Showing posts with label gareth c scales. Show all posts
Showing posts with label gareth c scales. Show all posts

Sunday, January 25, 2026

PILLION****


I thoroughly enjoyed writer-director Harry Lighton's brave, bold and strangely heart-warming coming-of-age drama PILLION. Harry Melling, last seen as Call-Me Risley in Wolf Hall, stars as geeky, shy Colin, who lives in a bleak British town and sings in a barbershop quartet with his dad. As the movie begins, Colin meets the desperately handsome Ray (Alexander Skarsgard) and begins a relationship that is all about being subsmissive and not at all about genuine intimacy or romance. At first, Colin seems genuinely happy, adopted by Ray's biker friends and experiencing his first true physical fulfilment. But as the movie and Colin develop, we and he realise that he needs and deserves more. He asks Ray for a normal day-off where they can on a date, and as much as Ray is willing to give it a go, it's just not him.

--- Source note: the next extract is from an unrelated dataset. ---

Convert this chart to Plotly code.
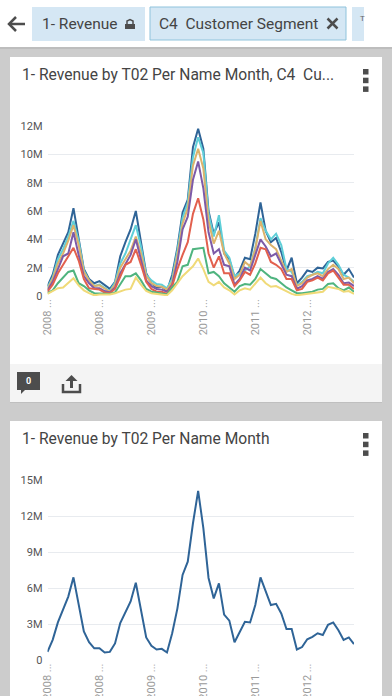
import plotly.graph_objects as go

months = [f"{y}-{m:02d}" for y in range(2008, 2013) for m in range(1, 13)]
tick_months = months[::10]
tick_labels = ["2008 ...", "2008 ...", "2009 ...", "2010 ...", "2011 ...", "2012 ..."]

seg_blue = [.7,1.5,2.9,3.7,4.5,6.2,4.1,1.9,1.2,.9,1.05,.75,.5,1.0,2.8,3.8,4.7,6.0,3.9,1.6,.9,.6,.65,.35,1.5,3.4,5.9,6.8,10.5,11.8,10.4,6.0,4.4,5.2,3.0,2.6,1.3,1.8,2.7,2.6,4.4,6.6,4.6,3.8,4.1,3.1,1.8,2.7,.9,1.3,1.8,1.7,2.0,1.95,2.4,2.5,2.1,1.5,1.9,1.3]
seg_cyan = [.6,1.3,2.6,3.3,4.2,5.3,3.9,1.8,1.1,.7,.8,.55,.35,.95,2.3,3.0,4.0,5.0,3.5,1.5,1.1,.85,.8,.55,1.2,3.2,5.5,6.6,9.8,11.2,10.1,5.8,4.2,5.7,3.2,2.7,1.4,1.6,1.8,2.1,3.4,5.5,4.6,4.0,4.4,3.6,1.9,1.7,.75,1.0,1.4,1.5,1.7,1.6,2.3,2.7,2.2,1.5,1.3,1.0]
seg_tan = [.5,1.2,2.3,3.0,3.9,5.0,3.6,1.7,1.1,.7,.75,.5,.3,.8,2.0,2.6,3.2,4.2,3.0,1.4,.9,.7,.65,.45,1.0,2.9,5.1,6.2,9.2,10.4,9.0,5.3,3.7,4.6,3.0,2.3,1.2,1.5,2.4,2.1,3.3,5.3,4.0,3.6,3.3,2.5,1.7,1.9,.7,.9,1.3,1.5,1.6,1.4,1.9,2.2,1.9,1.2,1.3,.9]
seg_purple = [.4,1.0,1.9,2.8,3.0,4.5,2.9,1.4,.9,.55,.55,.35,.25,.6,1.6,2.3,2.9,4.0,2.6,1.1,.7,.5,.45,.3,.8,2.4,4.7,5.6,8.2,9.5,7.6,4.5,3.0,3.3,2.2,2.1,.8,1.2,2.0,1.8,2.9,4.0,3.5,2.8,3.0,2.3,1.5,1.4,.5,.7,1.1,1.2,1.4,1.2,1.7,1.9,1.5,.9,.95,.7]
seg_red = [.3,.8,1.6,2.2,2.8,3.4,2.5,1.2,.55,.5,.45,.25,.2,.5,1.3,2.2,2.4,3.3,2.2,1.0,.5,.3,.3,.15,.7,1.9,2.9,3.8,5.8,6.9,5.4,3.0,2.0,2.8,1.6,1.6,.7,1.1,1.7,1.5,2.3,3.4,3.3,2.4,2.2,1.9,1.2,1.2,.4,.5,1.0,1.1,1.3,1.1,1.6,1.8,1.3,.8,.8,.5]
seg_green = [.2,.4,.9,1.3,1.7,1.8,.9,.7,.4,.2,.2,.15,.15,.25,.8,1.4,1.4,1.6,1.1,.5,.3,.25,.2,.1,.6,1.0,2.1,2.2,3.3,3.35,3.4,1.6,1.7,1.4,.9,.6,.3,.7,.85,.8,1.2,1.9,1.6,1.3,1.2,.9,.6,.4,.2,.2,.25,.3,.45,.5,.85,.9,.55,.4,.6,.3]
seg_yellow = [.15,.35,.55,.6,.9,1.25,.75,.4,.2,.05,.1,.1,.1,.2,.35,.45,.5,1.3,.8,.35,.2,.15,.1,.05,.4,.9,1.4,1.75,2.1,2.65,1.9,1.0,.75,1.0,.6,.4,.1,.4,.55,.45,.9,1.3,.9,.65,.7,.5,.3,.15,.05,.1,.2,.2,.3,.3,.65,.6,.5,.3,.35,.15]
total = [.7,1.7,3.15,4.2,5.3,6.9,4.7,2.4,1.5,1.0,1.0,.65,.7,1.4,3.1,4.05,4.9,6.45,4.2,1.9,1.2,.9,.95,.65,2.25,4.3,7.1,8.2,11.4,14.1,11.0,6.85,5.15,6.4,3.8,3.3,1.5,2.4,3.2,3.15,4.6,6.9,5.8,4.6,4.7,3.9,2.6,2.6,.9,1.1,1.75,1.95,2.25,2.1,2.95,3.15,2.5,1.7,1.9,1.35]

segments = [("Segment 1", seg_blue, "#2f6497"), ("Segment 2", seg_cyan, "#5fcfd8"), ("Segment 3", seg_tan, "#dcb36c"),
            ("Segment 4", seg_purple, "#7d5ba8"), ("Segment 5", seg_red, "#e2604e"), ("Segment 6", seg_green, "#4fb47f"),
            ("Segment 7", seg_yellow, "#f0da78")]
top_ticks = [0, 2, 4, 6, 8, 10, 12]
top_text = ["0", "2M", "4M", "6M", "8M", "10M", "12M"]
low_ticks = [0, 3, 6, 9, 12, 15]
low_text = ["0", "3M", "6M", "9M", "12M", "15M"]

W, H = 392, 696
FONT = "Roboto, Arial, sans-serif"
fx = lambda x: x / W
fy = lambda y: 1 - y / H

fig = go.Figure()
for name, vals, col in segments:
    fig.add_trace(go.Scatter(x=months, y=vals, name=name, mode="lines", line=dict(color=col, width=2), xaxis="x", yaxis="y"))
fig.add_trace(go.Scatter(x=months, y=total, name="Revenue", mode="lines", line=dict(color="#2f6497", width=2), xaxis="x2", yaxis="y2"))


def xaxis(anchor):
    return dict(domain=[fx(47.5), fx(354)], type="category", categoryorder="array", categoryarray=months,
                range=[0, 59], tickmode="array", tickvals=tick_months, ticktext=tick_labels, tickangle=-90,
                showgrid=False, zeroline=False, showline=False, ticks="", anchor=anchor, automargin=False,
                tickfont=dict(family=FONT, size=11, color="#9a9a9a"), fixedrange=True)


def yaxis(anchor, top, bot, rng, vals, text):
    return dict(domain=[fy(bot), fy(top)], range=rng, tickmode="array", tickvals=vals, ticktext=text,
                showgrid=True, gridcolor="#e8ebef", gridwidth=1, zeroline=False, showline=False, ticks="", anchor=anchor,
                automargin=False, ticklabelstandoff=4, tickfont=dict(family=FONT, size=11, color="#555555"), fixedrange=True)


def rect(x0, y0, x1, y1, fill, line=None):
    return dict(type="rect", xref="paper", yref="paper", x0=fx(x0), x1=fx(x1), y0=fy(y0), y1=fy(y1), fillcolor=fill,
                line=dict(color=line or fill, width=1 if line else 0), layer="below")


def poly(points, fill=None, line=None, width=2, closed=True):
    path = "M" + " L".join(f"{fx(a):.5f} {fy(b):.5f}" for a, b in points) + (" Z" if closed else "")
    return dict(type="path", xref="paper", yref="paper", path=path, fillcolor=fill or "rgba(0,0,0,0)",
                line=dict(color=line or "rgba(0,0,0,0)", width=width if line else 0), layer="above")


def label(x, y, text, size, color="#444444", anchor="left"):
    return dict(xref="paper", yref="paper", x=fx(x), y=fy(y), text=text, showarrow=False, xanchor=anchor, yanchor="middle",
                borderpad=0, borderwidth=0, font=dict(family=FONT, size=size, color=color))


DARK = "#4d4d4d"
shapes = [
    rect(0, 0, 392, 47, "#ffffff"), rect(0, 47, 392, 49, "#bdbdbd"),
    rect(32, 7, 145, 41, "#d5e7f4"), rect(150, 7, 346, 40, "#d5e7f4", "#8fc3dc"), rect(352, 7, 364, 41, "#d5e7f4"),
    rect(10, 57, 382, 402, "#ffffff"), rect(10, 364, 382, 402, "#f4f4f4"), rect(10, 402, 382, 403, "#bfbfbf"),
    rect(10, 421, 382, 696, "#ffffff"),
    # back arrow
    poly([(9, 24), (25, 24)], line=DARK, width=2.5, closed=False),
    poly([(16, 17), (9, 24), (16, 31)], line=DARK, width=2.5, closed=False),
    # lock
    rect(125, 24, 135, 29, DARK) | {"layer": "above"},
    poly([(127, 24), (127, 21), (130, 19.5), (133, 21), (133, 24)], line=DARK, width=1.5, closed=False),
    # close mark
    poly([(327.5, 18.5), (337.5, 28.5)], line=DARK, width=2.5, closed=False),
    poly([(337.5, 18.5), (327.5, 28.5)], line=DARK, width=2.5, closed=False),
    # speech bubble
    poly([(17, 372), (40, 372), (40, 390), (25, 390), (21, 394), (21, 390), (17, 390)], fill=DARK),
    # share icon
    poly([(63, 384), (63, 392), (80, 392), (80, 384)], line=DARK, width=2.5, closed=False),
    poly([(71.5, 388), (71.5, 378)], line=DARK, width=3, closed=False),
    poly([(65.5, 381), (71.5, 375), (77.5, 381)], fill=DARK),
]
for top in (69, 433):
    for k in range(3):
        y0 = top + k * 8.7
        shapes.append(rect(363, y0, 368.5, y0 + 5.5, DARK) | {"layer": "above"})

annotations = [
    label(42, 24, "1- Revenue", 15.5),
    label(159, 24, "C4  Customer Segment", 15.5),
    label(360, 19, "T", 8, "#666666"),
    label(22, 75, "1- Revenue by T02 Per Name Month, C4  Cu...", 15.6),
    label(22, 439, "1- Revenue by T02 Per Name Month", 15.6),
    label(28.5, 381, "<b>0</b>", 9, "#ffffff", "center"),
]

fig.update_layout(
    width=W, height=H, margin=dict(l=0, r=0, t=0, b=0), showlegend=False,
    paper_bgcolor="#cccccc", plot_bgcolor="rgba(0,0,0,0)",
    xaxis=xaxis("y"), yaxis=yaxis("x", 126, 296, [0, 12], top_ticks, top_text),
    xaxis2=xaxis("y2"), yaxis2=yaxis("x2", 480, 660.3, [0, 15], low_ticks, low_text),
    shapes=shapes, annotations=annotations,
)
fig.write_html("out.html", config={"displayModeBar": False},
               post_script="document.body.style.margin='0';document.body.style.overflow='hidden';")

What I love about PILLION, aside from its moments of genuine hilarity, is that it deals with a lot of serious stuff in what feels like a real and authentic way. I loved a scene where Ray goes for dinner with Colin's parents (Lesley Sharp and Douglas Hodge) and we see their concern for their son played back to them as bigotry. And I also loved the denouement. Without spoiling it, it's fascinating to see which of the characters is truly brave.  

PILLION has a running time of 107 minutes. It played Cannes, Telluride and London 2025. It was released in the USA last October and in the UK last November.

Saturday, July 19, 2025

THE SALT PATH*


Theatre director Marianne Elliott has adapted Raynor Winn's best-selling but now controversial book about her and her husband's epic walk around the south-coast of England. Sadly I watched this after the controversy broke so I am not sure how far I was influenced by accusations that key elements of the biographical book were faked.  I hope I just watched the film on its own terms.  But boy this is a tedious film.

It opens with middle-aged husband and wife Raynor (Gillian Anderson) and Moth (Jason Isaacs) destitute, homeless and hiking around the pretty southern coast of England.  They both have regional accents, with Isaacs pulling his off better than Anderson.  They look rough, sun-burned and stressed. They have no money - are reduced to busking - and Moth has a degenerative illness. So the film starts in bleak dull tones and a reduced aspect ratio.  However, the apparently literally regenerative power of being one with nature and walking in beauty allows the film's colour scheme to become sunnier and the aspect ratio to widen. I cannot imagine a more on-the-nose directorial choice.  But I saw no real signs of enlightenment and I was not moved by the couple's plight. The pace was slow and nothing really happens beyond the odd stranger donating a pot of hot water or momentary stress at whether their kids are okay. Apparently there is some malarkey about being "salted" but I was unconvinced and unmoved. I also thought the landscape and seascape photography would be more impressive.

THE SALT PATH is rated 12, has a running time of 115 minutes and is on release in the UK. It played Toronto 2024.

Friday, February 03, 2023

ALICE, DARLING****


Actor Mary Nighy (MARIE ANTOINETTE) makes her feature debut with the beautifully observed, urgent drama ALICE DARLING.  The film, written by Alanna Francis, stars Anna Kendrick (PITCH PERFECT) as a woman trapped in a coercive control relationship. The problem is she's been making compromises and adjustments and catering to her partner's fragile ego for so long that she doesn't even realise she's being abused.  When we meet her, the normally ebullient smart Kendrick seems to small and quiet and numb it's a shock to audiences familiar with her presence.  

The good news for Alice is that she has two amazing friends, played by Wunmi Mosaku (Lovecraft Country) and Kaniehttio Horn.  They persuade Alice to join them on a special birthday weekend in the country, not realising that she lied to her partner to manage to get away. As the weekend unfolds they realise how controlling he is, and how lost their friend is, and miracle of miracles, they actually manage to get through to her too.  It's a wonderful and little seen testament to the power of female friendship.  Of course, in the real world we know that it takes abused women  many attempts to leave their abusers, so horrific is the damage done to their self-esteem and so claustrophobic the feelings of shame. As with TO LESLIE I found the ending a little.....American....and easy. But I loved the journey, the central performances, and the centring of the female experience of coercive control.  Mary Nighy may be a nepo baby but she is an assured director with a sensitive and authentic approach to difficult subject matter. Kudos.

ALICE DARLING is rated R and has a running time of 89 minutes. It played Toronto 2022 and is currently on release in cinemas and on the internet.